**WHAT THE TASK ASKS**
Transcribe the whole listing without a single picture.
-- BEGIN --
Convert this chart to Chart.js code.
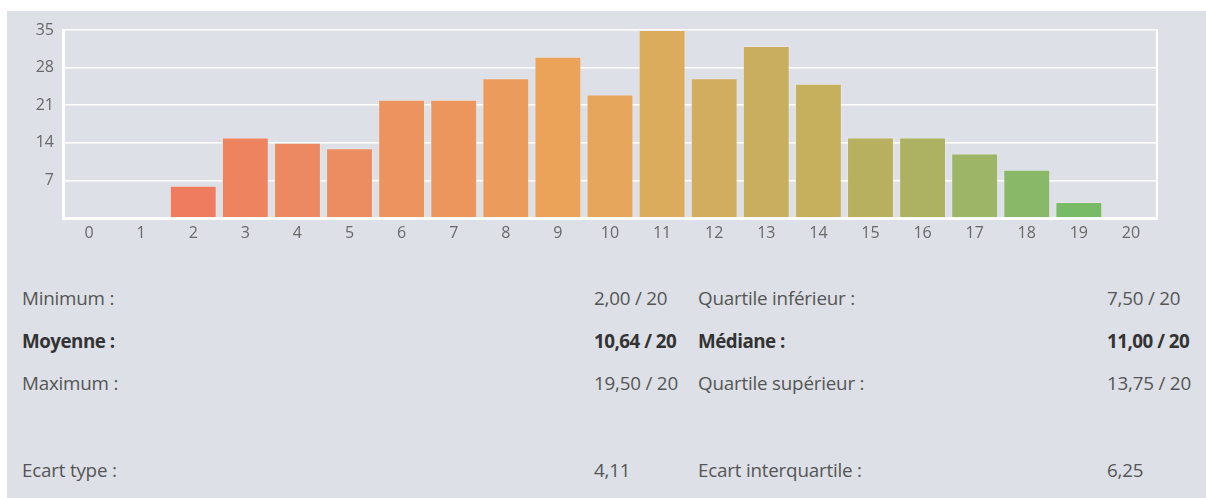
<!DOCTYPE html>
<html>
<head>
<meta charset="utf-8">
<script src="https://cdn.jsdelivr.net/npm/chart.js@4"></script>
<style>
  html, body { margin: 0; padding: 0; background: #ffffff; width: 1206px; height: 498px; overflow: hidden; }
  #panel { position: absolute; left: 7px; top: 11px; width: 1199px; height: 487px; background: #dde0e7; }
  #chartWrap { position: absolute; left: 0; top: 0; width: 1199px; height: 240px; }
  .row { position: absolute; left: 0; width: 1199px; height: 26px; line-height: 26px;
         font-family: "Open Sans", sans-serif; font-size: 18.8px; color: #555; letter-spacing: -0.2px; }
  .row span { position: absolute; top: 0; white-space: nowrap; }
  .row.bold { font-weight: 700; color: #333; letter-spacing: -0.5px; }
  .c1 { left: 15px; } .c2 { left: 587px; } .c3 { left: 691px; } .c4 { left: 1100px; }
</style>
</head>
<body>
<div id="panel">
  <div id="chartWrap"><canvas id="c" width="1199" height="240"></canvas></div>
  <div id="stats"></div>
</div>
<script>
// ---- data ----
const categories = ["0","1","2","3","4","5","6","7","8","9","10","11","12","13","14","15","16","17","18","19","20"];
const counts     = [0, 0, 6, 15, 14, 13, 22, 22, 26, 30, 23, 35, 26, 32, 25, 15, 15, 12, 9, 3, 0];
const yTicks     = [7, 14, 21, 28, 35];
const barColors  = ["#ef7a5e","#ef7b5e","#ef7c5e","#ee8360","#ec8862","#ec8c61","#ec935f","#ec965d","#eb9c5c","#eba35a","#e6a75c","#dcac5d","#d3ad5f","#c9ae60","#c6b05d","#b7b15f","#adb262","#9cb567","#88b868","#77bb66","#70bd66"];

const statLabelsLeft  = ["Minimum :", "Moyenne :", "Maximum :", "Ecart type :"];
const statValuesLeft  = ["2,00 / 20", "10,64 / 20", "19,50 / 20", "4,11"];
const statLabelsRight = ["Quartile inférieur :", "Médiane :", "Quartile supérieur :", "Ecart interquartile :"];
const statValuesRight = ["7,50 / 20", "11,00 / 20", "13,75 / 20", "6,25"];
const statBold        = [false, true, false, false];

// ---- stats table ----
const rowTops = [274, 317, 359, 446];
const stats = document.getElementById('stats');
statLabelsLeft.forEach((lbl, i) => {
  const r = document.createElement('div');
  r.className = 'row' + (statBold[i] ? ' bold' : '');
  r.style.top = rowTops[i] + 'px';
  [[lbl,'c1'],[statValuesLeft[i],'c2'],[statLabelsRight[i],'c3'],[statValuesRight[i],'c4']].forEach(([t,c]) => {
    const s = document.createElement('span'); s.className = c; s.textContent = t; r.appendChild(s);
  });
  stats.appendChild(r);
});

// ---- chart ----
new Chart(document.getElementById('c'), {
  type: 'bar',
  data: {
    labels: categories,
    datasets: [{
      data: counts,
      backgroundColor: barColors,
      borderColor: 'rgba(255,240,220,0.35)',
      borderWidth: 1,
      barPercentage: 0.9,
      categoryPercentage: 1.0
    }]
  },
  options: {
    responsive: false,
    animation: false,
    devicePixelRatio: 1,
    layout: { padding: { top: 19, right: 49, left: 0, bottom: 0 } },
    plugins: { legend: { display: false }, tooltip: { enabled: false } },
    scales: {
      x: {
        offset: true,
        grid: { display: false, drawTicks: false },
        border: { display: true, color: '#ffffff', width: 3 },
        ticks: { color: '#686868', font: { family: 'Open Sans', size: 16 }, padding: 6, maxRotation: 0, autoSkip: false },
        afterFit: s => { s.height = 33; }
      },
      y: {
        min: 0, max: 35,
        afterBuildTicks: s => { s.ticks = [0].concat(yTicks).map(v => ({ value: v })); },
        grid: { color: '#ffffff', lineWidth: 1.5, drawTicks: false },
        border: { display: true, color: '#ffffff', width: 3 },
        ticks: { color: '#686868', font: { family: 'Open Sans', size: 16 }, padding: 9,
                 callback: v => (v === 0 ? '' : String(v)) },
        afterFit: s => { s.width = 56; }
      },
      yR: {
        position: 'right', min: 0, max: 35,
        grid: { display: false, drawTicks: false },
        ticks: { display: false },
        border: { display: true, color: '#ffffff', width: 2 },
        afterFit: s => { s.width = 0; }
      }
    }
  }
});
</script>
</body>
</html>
-- END --
**FINAL RESULT**
Convert this chart to Chart.js code.
<!DOCTYPE html>
<html>
<head>
<meta charset="utf-8">
<script src="https://cdn.jsdelivr.net/npm/chart.js@4"></script>
<style>
  html, body { margin: 0; padding: 0; background: #ffffff; width: 1206px; height: 498px; overflow: hidden; }
  #panel { position: absolute; left: 7px; top: 11px; width: 1199px; height: 487px; background: #dde0e7; }
  #chartWrap { position: absolute; left: 0; top: 0; width: 1199px; height: 240px; }
  .row { position: absolute; left: 0; width: 1199px; height: 26px; line-height: 26px;
         font-family: "Open Sans", sans-serif; font-size: 18.8px; color: #555; letter-spacing: -0.2px; }
  .row span { position: absolute; top: 0; white-space: nowrap; }
  .row.bold { font-weight: 700; color: #333; letter-spacing: -0.5px; }
  .c1 { left: 15px; } .c2 { left: 587px; } .c3 { left: 691px; } .c4 { left: 1100px; }
</style>
</head>
<body>
<div id="panel">
  <div id="chartWrap"><canvas id="c" width="1199" height="240"></canvas></div>
  <div id="stats"></div>
</div>
<script>
// ---- data ----
const categories = ["0","1","2","3","4","5","6","7","8","9","10","11","12","13","14","15","16","17","18","19","20"];
const counts     = [0, 0, 6, 15, 14, 13, 22, 22, 26, 30, 23, 35, 26, 32, 25, 15, 15, 12, 9, 3, 0];
const yTicks     = [7, 14, 21, 28, 35];
const barColors  = ["#ef7a5e","#ef7b5e","#ef7c5e","#ee8360","#ec8862","#ec8c61","#ec935f","#ec965d","#eb9c5c","#eba35a","#e6a75c","#dcac5d","#d3ad5f","#c9ae60","#c6b05d","#b7b15f","#adb262","#9cb567","#88b868","#77bb66","#70bd66"];

const statLabelsLeft  = ["Minimum :", "Moyenne :", "Maximum :", "Ecart type :"];
const statValuesLeft  = ["2,00 / 20", "10,64 / 20", "19,50 / 20", "4,11"];
const statLabelsRight = ["Quartile inférieur :", "Médiane :", "Quartile supérieur :", "Ecart interquartile :"];
const statValuesRight = ["7,50 / 20", "11,00 / 20", "13,75 / 20", "6,25"];
const statBold        = [false, true, false, false];

// ---- stats table ----
const rowTops = [274, 317, 359, 446];
const stats = document.getElementById('stats');
statLabelsLeft.forEach((lbl, i) => {
  const r = document.createElement('div');
  r.className = 'row' + (statBold[i] ? ' bold' : '');
  r.style.top = rowTops[i] + 'px';
  [[lbl,'c1'],[statValuesLeft[i],'c2'],[statLabelsRight[i],'c3'],[statValuesRight[i],'c4']].forEach(([t,c]) => {
    const s = document.createElement('span'); s.className = c; s.textContent = t; r.appendChild(s);
  });
  stats.appendChild(r);
});

// ---- chart ----
new Chart(document.getElementById('c'), {
  type: 'bar',
  data: {
    labels: categories,
    datasets: [{
      data: counts,
      backgroundColor: barColors,
      borderColor: 'rgba(255,240,220,0.35)',
      borderWidth: 1,
      barPercentage: 0.9,
      categoryPercentage: 1.0
    }]
  },
  options: {
    responsive: false,
    animation: false,
    devicePixelRatio: 1,
    layout: { padding: { top: 19, right: 49, left: 0, bottom: 0 } },
    plugins: { legend: { display: false }, tooltip: { enabled: false } },
    scales: {
      x: {
        offset: true,
        grid: { display: false, drawTicks: false },
        border: { display: true, color: '#ffffff', width: 3 },
        ticks: { color: '#686868', font: { family: 'Open Sans', size: 16 }, padding: 6, maxRotation: 0, autoSkip: false },
        afterFit: s => { s.height = 33; }
      },
      y: {
        min: 0, max: 35,
        afterBuildTicks: s => { s.ticks = [0].concat(yTicks).map(v => ({ value: v })); },
        grid: { color: '#ffffff', lineWidth: 1.5, drawTicks: false },
        border: { display: true, color: '#ffffff', width: 3 },
        ticks: { color: '#686868', font: { family: 'Open Sans', size: 16 }, padding: 9,
                 callback: v => (v === 0 ? '' : String(v)) },
        afterFit: s => { s.width = 56; }
      },
      yR: {
        position: 'right', min: 0, max: 35,
        grid: { display: false, drawTicks: false },
        ticks: { display: false },
        border: { display: true, color: '#ffffff', width: 2 },
        afterFit: s => { s.width = 0; }
      }
    }
  }
});
</script>
</body>
</html>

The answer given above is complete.